After I returned to Melbourne from Canberra and had lost a girlfriend[^] in the process I took Heino up on his offer to film my novel.
A few days later I found myself down in Pier Street, Altona, at a new shopfront that had been converted into a makeshift studio, complete with glass enclosed room that served as the control room. Lots of (then) expensive equipment; control panels and video tape recorders and amplifiers and lights and cameras. It looked like the real deal. Which it was in one sense.
This was a government funded experiment in bringing video to the masses. Of course, if it was government funded that meant that some public servant had been tasked by a politician to launch the project. Ads had been placed in national newspapers and some earnest young enthusiast had responded and convinced said public servant that they could be entrusted with some hundreds of thousands of taxpayer dollars. Some things don't change!
In this case it was two earnest young things; Malcolm and Lassya. Lest I sound more cynical than I mean, I liked them both. They had the magical ability to run things without seeming to run them. I like and can respect a manager who can do that.
There were two video centres set up in Melbourne and probably two in Sydney; I only remember one but it defies cynicism to believe that Melbourne got more than Sydney did. I honestly don't remember if there were centres set up outside of Melbourne and Sydney but I doubt it. Australian politics then, as now, is centred on the two major population centres, at least at the Federal level.
But this isn't a political blog even if I can't sometimes resist a snipe at the Republican party.
By the strangest of coincidences, when I moved into my first house in 1993 in Kingsville (West Footscray before it got delusions of grandeur) my new next door neighbour turned out to work for the organisation that evolved out of the 'other' video centre in Melbourne.
I think it was the same day that I first entered those premises at Altona, hereinafter to be referred to as Turtle Video, that I met Robin and Garry.
Yes, that Robin! :-) He had hair in those days. Well, he has hair these days too, but it's on the wrong side of his head! Why is it, I wonder, that bald men grow beards? The obvious answer is that if it won't grow out of one end let's grow it out the other end. Perhaps that's why I, with a full head of hair at 51, don't grow a beard!
The truth is that I find a beard[^] unbearably uncomfortable.
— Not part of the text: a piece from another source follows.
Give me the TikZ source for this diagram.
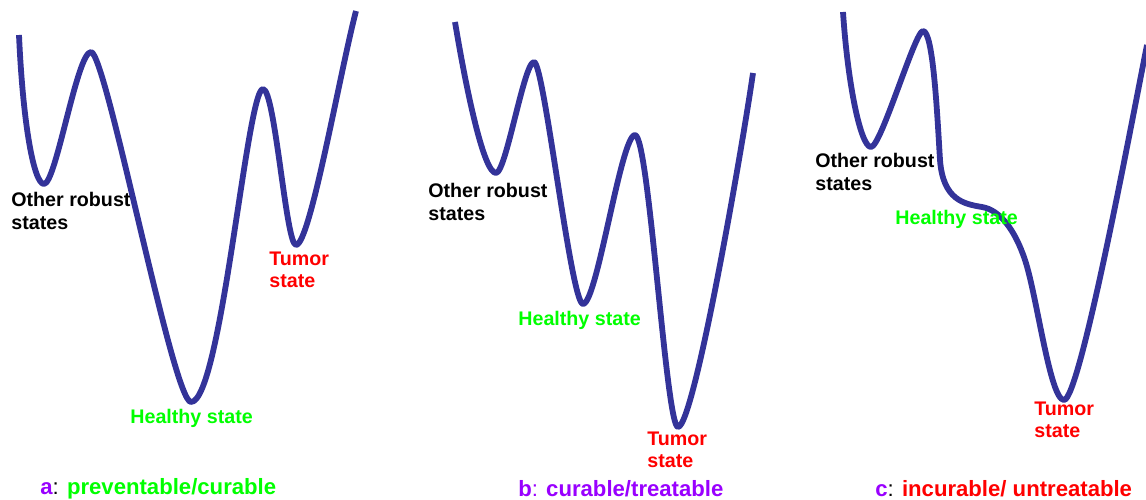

A few days later Robin was doing his first shoot. A typical 20 year old's screenplay; full of angst and the prospect of shortened life; in other words, the story of someone who's just been told that they're about to die of cancer and how they cope. Not a lot dissimilar to the bad novel I hoped would be filmed.
This isn't to make light of the subject. At 51 I just think differently about the prospect than I did when I was 20. I'm sure Robin does too.
So I was introduced to a new world. The world of how badly produced amateur videos are made! That might seem a trifle harsh especially considering that some of our number went on to work in the TV industry and one at least has won international awards (that'd be Heino). But it's pretty much how it panned out for most of us. Robin, for example, as director, had as much of an idea about how to do it as I had. And I had none!
But it was fun to watch someone trying to control the following; an amateur actor who would walk in front of a speeding car; an amateur actor who would drive the speeding car and undertake to stop in time to avoid running the first actor down; an amateur cameraman trying to follow the first actor; an amateur cameraman trying to follow the speeding car; an amateur soundman trying to point his mike at the right place. And finally, it was fun to ogle the breasts of the rather well endowed young lady who sat on the kerb. Hey, I'm only human and back then breasts were important!